◆ Description of the task
Reproduce the material below line by line, beginning with its first line and ending with the line that contains "plt.rcParams['mathtext.it'] = 'Liberation"; leave out pictures.

******

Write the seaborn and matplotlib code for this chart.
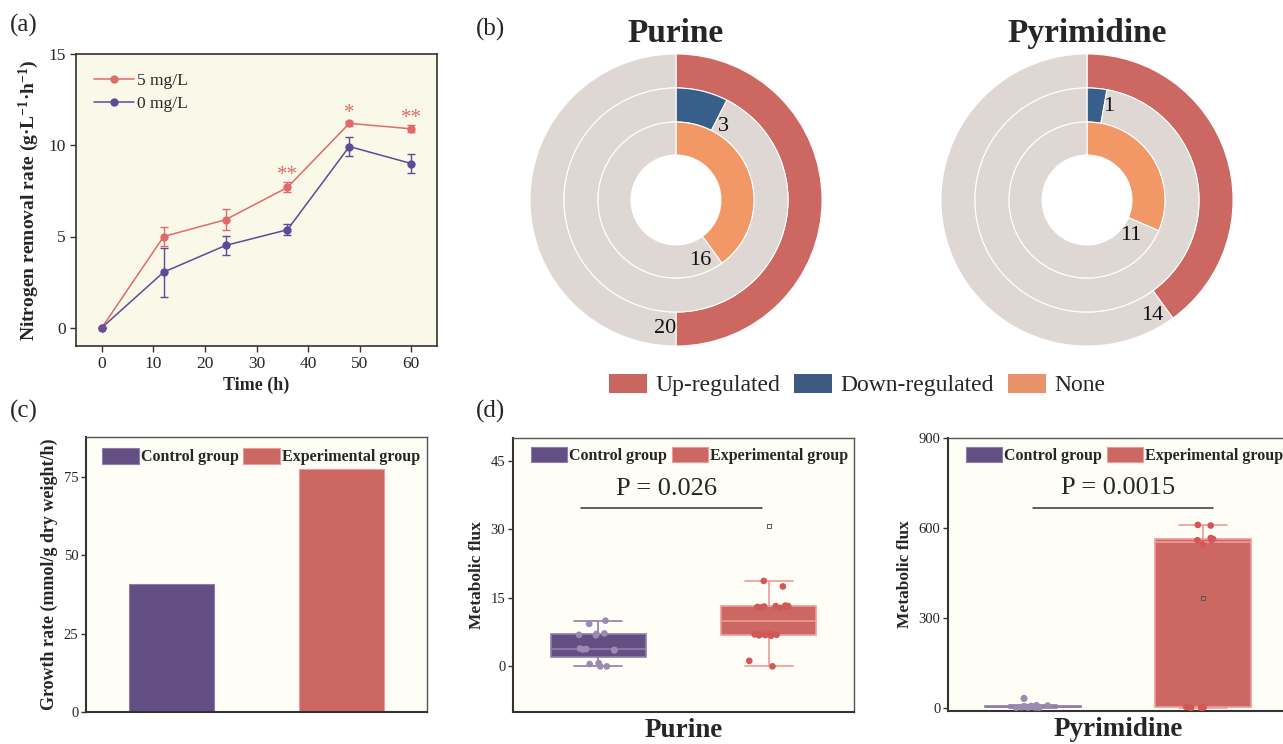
import numpy as np
import pandas as pd
import matplotlib
matplotlib.use('Agg')
import matplotlib.pyplot as plt
from matplotlib.patches import Patch
from matplotlib.lines import Line2D
import seaborn as sns

# ---- data ----
# (a) nitrogen removal rate
time_h = [0, 12, 24, 36, 48, 60]
rate_5mg = [0, 5.0, 5.92, 7.69, 11.2, 10.9]
err_5mg = [0, 0.52, 0.57, 0.27, 0.15, 0.2]
rate_0mg = [0, 3.05, 4.51, 5.37, 9.93, 9.0]
err_0mg = [0, 1.34, 0.52, 0.3, 0.52, 0.51]
star_times = [36, 48, 60]
star_text = ['**', '*', '**']
star_y = [8.35, 11.75, 11.45]

# (b) ring counts
reg_labels = ['Up-regulated', 'Down-regulated', 'None']
purine_counts = [20, 3, 16]
purine_total = 40
pyrimidine_counts = [14, 1, 11]
pyrimidine_total = 35

# (c) growth rate
groups = ['Control group', 'Experimental group']
growth_rate = [40.7, 77.4]

# (d) metabolic flux
purine_ctrl = [0, 0, 0.5, 0.7, 3.5, 3.6, 3.7, 3.8, 3.9, 6.8, 6.9, 7.1, 7.2, 9.3, 10.0]
purine_exp = [0, 1.2, 6.7, 6.8, 6.85, 6.9, 6.9, 7.0, 7.0, 7.1,
              12.8, 12.9, 13.0, 13.1, 13.1, 13.2, 13.2, 13.3, 17.5, 18.7]
pyr_ctrl = [0, 0, 0.5, 1, 1.5, 2, 3, 4, 5, 6, 7, 8, 30.5, 31.5]
pyr_exp = [0, 0, 0.5, 1, 3, 545, 559, 560, 563, 566, 608, 610]
exp_mark = [30.7, 367]
p_values = ['P = 0.026', 'P = 0.0015']

# ---- style ----
sns.set_theme(style='ticks')
plt.rcParams['font.family'] = ['Liberation Serif', 'DejaVu Serif']
plt.rcParams['mathtext.fontset'] = 'custom'
plt.rcParams['mathtext.rm'] = 'Liberation Serif'
plt.rcParams['mathtext.bf'] = 'Liberation Serif:bold'
plt.rcParams['mathtext.it'] = 'Liberation Serif:italic'

red_line = '#E06A6A'
purple_line = '#5C4B97'
box_fill = ['#644F84', '#CC6761']
box_line = ['#8E7EAA', '#F09A9A']
dot_col = ['#9B8BAE', '#D25858']
ring_cols = ['#CD6762', '#385E8A', '#F29766']
ring_gray = '#DED7D3'

W, H = 1283, 744
fig = plt.figure(figsize=(W / 100, H / 100), dpi=100)


def px(l, t, r, b):
    return [l / W, 1 - b / H, (r - l) / W, (b - t) / H]


def frame(ax, lw=1.2, col='#333333'):
    for s in ax.spines.values():
        s.set_visible(True)
        s.set_color(col)
        s.set_linewidth(lw)


# ---- (a) ----
ax = fig.add_axes(px(76, 54, 437, 346))
ax.set_facecolor('#FAF8E8')
df_a = pd.DataFrame({'time': time_h * 2,
                     'rate': rate_5mg + rate_0mg,
                     'dose': ['5 mg/L'] * 6 + ['0 mg/L'] * 6})
sns.lineplot(data=df_a, x='time', y='rate', hue='dose', palette=[red_line, purple_line],
             marker='o', markersize=6, markeredgewidth=0, linewidth=1.1, legend=False, ax=ax)
ax.errorbar(time_h, rate_5mg, yerr=err_5mg, fmt='none', ecolor=red_line, elinewidth=1, capsize=3)
ax.errorbar(time_h, rate_0mg, yerr=err_0mg, fmt='none', ecolor=purple_line, elinewidth=1, capsize=3)
for t, s, y in zip(star_times, star_text, star_y):
    ax.text(t, y, s, color=red_line, ha='center', va='center', fontsize=15)
ax.set_xlim(-5, 65)
ax.set_ylim(-1, 15)
ax.set_xticks(range(0, 61, 10))
ax.set_yticks([0, 5, 10, 15])
ax.tick_params(labelsize=12.5, length=4, width=1, color='#333333')
ax.set_xlabel('Time (h)', fontweight='bold', fontsize=13, labelpad=3)
ax.set_ylabel('Nitrogen removal rate (g·L$^{\\mathbf{-1}}$·h$^{\\mathbf{-1}}$)',
              fontweight='bold', fontsize=14, labelpad=5)
frame(ax)
handles = [Line2D([], [], color=red_line, marker='o', markersize=6, lw=1.1, markeredgewidth=0),
           Line2D([], [], color=purple_line, marker='o', markersize=6, lw=1.1, markeredgewidth=0)]
ax.legend(handles, ['5 mg/L', '0 mg/L'], loc='upper left', bbox_to_anchor=(0.03, 0.96),
          frameon=False, fontsize=12.5, handlelength=2.3, handletextpad=0.2, labelspacing=0.4,
          borderaxespad=0)

# ---- (b) ----
ring_r = [1.0, 0.767, 0.534]
ring_w = [0.233, 0.233, 0.226]


def donut(ax, counts, total, title, label_pos):
    for cnt, col, r, w in zip(counts, ring_cols, ring_r, ring_w):
        ax.pie([cnt, total - cnt], radius=r, startangle=90, counterclock=False,
               colors=[col, ring_gray], wedgeprops=dict(width=w, edgecolor='white', linewidth=0.8))
    for cnt, (delta, rr) in zip(counts, label_pos):
        ang = np.deg2rad(360 * cnt / total + delta)
        ax.text(rr * np.sin(ang), rr * np.cos(ang), str(cnt), ha='center', va='center',
                fontsize=16, color='#111111')
    ax.set_xlim(-1.027, 1.027)
    ax.set_ylim(-1.027, 1.027)
    ax.set_title(title, fontweight='bold', fontsize=24, pad=6)


ax = fig.add_axes(px(526, 50, 826, 350))
donut(ax, purine_counts, purine_total, 'Purine', [(5, 0.88), (6, 0.6), (14, 0.45)])
ax = fig.add_axes(px(937, 50, 1237, 350))
donut(ax, pyrimidine_counts, pyrimidine_total, 'Pyrimidine', [(6.5, 0.905), (3, 0.656), (15.6, 0.385)])

fig.legend([Patch(facecolor=c, edgecolor='none') for c in ['#C9665F', '#3F5A80', '#E8926A']],
           reg_labels, loc='center', bbox_to_anchor=(857 / W, 1 - 385 / H), ncol=3, frameon=False,
           fontsize=17, handlelength=1.6, handleheight=0.9, handletextpad=0.35, columnspacing=0.6)


def group_legend(ax, anchor):
    hs = [Patch(facecolor=f, edgecolor=l, linewidth=0.8) for f, l in zip(box_fill, box_line)]
    ax.legend(hs, groups, ncol=2, loc='upper left', bbox_to_anchor=anchor, frameon=False,
              prop=dict(weight='bold', size=11.5), handlelength=2.3, handleheight=1.1,
              handletextpad=0.1, columnspacing=0.3, borderpad=0, borderaxespad=0)


def box_frame(ax):
    for s in ['left', 'bottom']:
        ax.spines[s].set_color('#333333')
        ax.spines[s].set_linewidth(1.5)
    for s in ['top', 'right']:
        ax.spines[s].set_visible(True)
        ax.spines[s].set_color('#555555')
        ax.spines[s].set_linewidth(1.0)
    ax.tick_params(axis='y', labelsize=10.5, length=3.5, width=1, color='#333333', pad=2)
    ax.tick_params(axis='x', length=0)


# ---- (c) ----
ax = fig.add_axes(px(86, 437, 427, 712))
ax.set_facecolor('#FEFEF7')
sns.barplot(x=groups, y=growth_rate, hue=groups, palette=box_fill, saturation=1, width=0.5,
            legend=False, ax=ax)
for bar, ec in zip(ax.patches, box_line):
    bar.set_edgecolor(ec)
    bar.set_linewidth(0.8)
ax.set_xlim(-0.5, 1.5)
ax.set_ylim(0, 87.7)
ax.set_yticks([0, 25, 50, 75])
ax.set_xticks([])
ax.set_ylabel('Growth rate (mmol/g dry weight/h)', fontweight='bold', fontsize=13, labelpad=4)
box_frame(ax)
group_legend(ax, (0.048, 0.959))

# ---- (d) ----
np.random.seed(3)


def flux_panel(rect, ctrl, exp, mark, ylim, yticks, p_text, p_x, p_y, xlabel):
    ax = fig.add_axes(rect)
    ax.set_facecolor('#FEFEF7')
    df = pd.DataFrame({'group': [groups[0]] * len(ctrl) + [groups[1]] * len(exp),
                       'flux': ctrl + exp})
    for g, fill, line in zip(groups, box_fill, box_line):
        sns.boxplot(data=df[df['group'] == g], x='group', y='flux', order=groups, color=fill,
                    linecolor=line, saturation=1, width=0.56, fliersize=0, linewidth=1.2, ax=ax)
    sns.stripplot(data=df, x='group', y='flux', hue='group', order=groups, palette=dot_col,
                  jitter=0.12, size=4.8, legend=False, ax=ax)
    ax.scatter([1], [mark], marker='s', s=9, facecolor='none', edgecolor='#555555',
               linewidth=0.7, zorder=5)
    ax.plot(p_x, [p_y[0], p_y[0]], color='#333333', lw=1.1)
    ax.text(np.mean(p_x) - 0.03, p_y[1], p_text, ha='center', va='center', fontsize=19)
    ax.set_xlim(-0.5, 1.5)
    ax.set_ylim(*ylim)
    ax.set_yticks(yticks)
    ax.set_xticks([])
    ax.set_xlabel(xlabel, fontweight='bold', fontsize=19.5, labelpad=4)
    ax.set_ylabel('Metabolic flux', fontweight='bold', fontsize=12.5, labelpad=4)
    box_frame(ax)
    group_legend(ax, (0.052, 0.967))
    return ax


flux_panel(px(513, 438, 854, 712), purine_ctrl, purine_exp, exp_mark[0], (-10, 50),
           [0, 15, 30, 45], p_values[0], [-0.1, 0.96], [34.7, 38.9], 'Purine')
flux_panel(px(948, 438, 1288, 711), pyr_ctrl, pyr_exp, exp_mark[1], (-11, 900),
           [0, 300, 600, 900], p_values[1], [0.0, 1.06], [668, 732], 'Pyrimidine')

# panel labels
for lab, x, y in [('(a)', 10, 25), ('(b)', 476, 29), ('(c)', 10, 411), ('(d)', 476, 411)]:
    fig.text(x / W, 1 - y / H, lab, fontsize=18, ha='left', va='center')

fig.savefig('out.png', dpi=100)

******

◆ Task answer
Write the seaborn and matplotlib code for this chart.
import numpy as np
import pandas as pd
import matplotlib
matplotlib.use('Agg')
import matplotlib.pyplot as plt
from matplotlib.patches import Patch
from matplotlib.lines import Line2D
import seaborn as sns

# ---- data ----
# (a) nitrogen removal rate
time_h = [0, 12, 24, 36, 48, 60]
rate_5mg = [0, 5.0, 5.92, 7.69, 11.2, 10.9]
err_5mg = [0, 0.52, 0.57, 0.27, 0.15, 0.2]
rate_0mg = [0, 3.05, 4.51, 5.37, 9.93, 9.0]
err_0mg = [0, 1.34, 0.52, 0.3, 0.52, 0.51]
star_times = [36, 48, 60]
star_text = ['**', '*', '**']
star_y = [8.35, 11.75, 11.45]

# (b) ring counts
reg_labels = ['Up-regulated', 'Down-regulated', 'None']
purine_counts = [20, 3, 16]
purine_total = 40
pyrimidine_counts = [14, 1, 11]
pyrimidine_total = 35

# (c) growth rate
groups = ['Control group', 'Experimental group']
growth_rate = [40.7, 77.4]

# (d) metabolic flux
purine_ctrl = [0, 0, 0.5, 0.7, 3.5, 3.6, 3.7, 3.8, 3.9, 6.8, 6.9, 7.1, 7.2, 9.3, 10.0]
purine_exp = [0, 1.2, 6.7, 6.8, 6.85, 6.9, 6.9, 7.0, 7.0, 7.1,
              12.8, 12.9, 13.0, 13.1, 13.1, 13.2, 13.2, 13.3, 17.5, 18.7]
pyr_ctrl = [0, 0, 0.5, 1, 1.5, 2, 3, 4, 5, 6, 7, 8, 30.5, 31.5]
pyr_exp = [0, 0, 0.5, 1, 3, 545, 559, 560, 563, 566, 608, 610]
exp_mark = [30.7, 367]
p_values = ['P = 0.026', 'P = 0.0015']

# ---- style ----
sns.set_theme(style='ticks')
plt.rcParams['font.family'] = ['Liberation Serif', 'DejaVu Serif']
plt.rcParams['mathtext.fontset'] = 'custom'
plt.rcParams['mathtext.rm'] = 'Liberation Serif'
plt.rcParams['mathtext.bf'] = 'Liberation Serif:bold'
plt.rcParams['mathtext.it'] = 'Liberation Serif:italic'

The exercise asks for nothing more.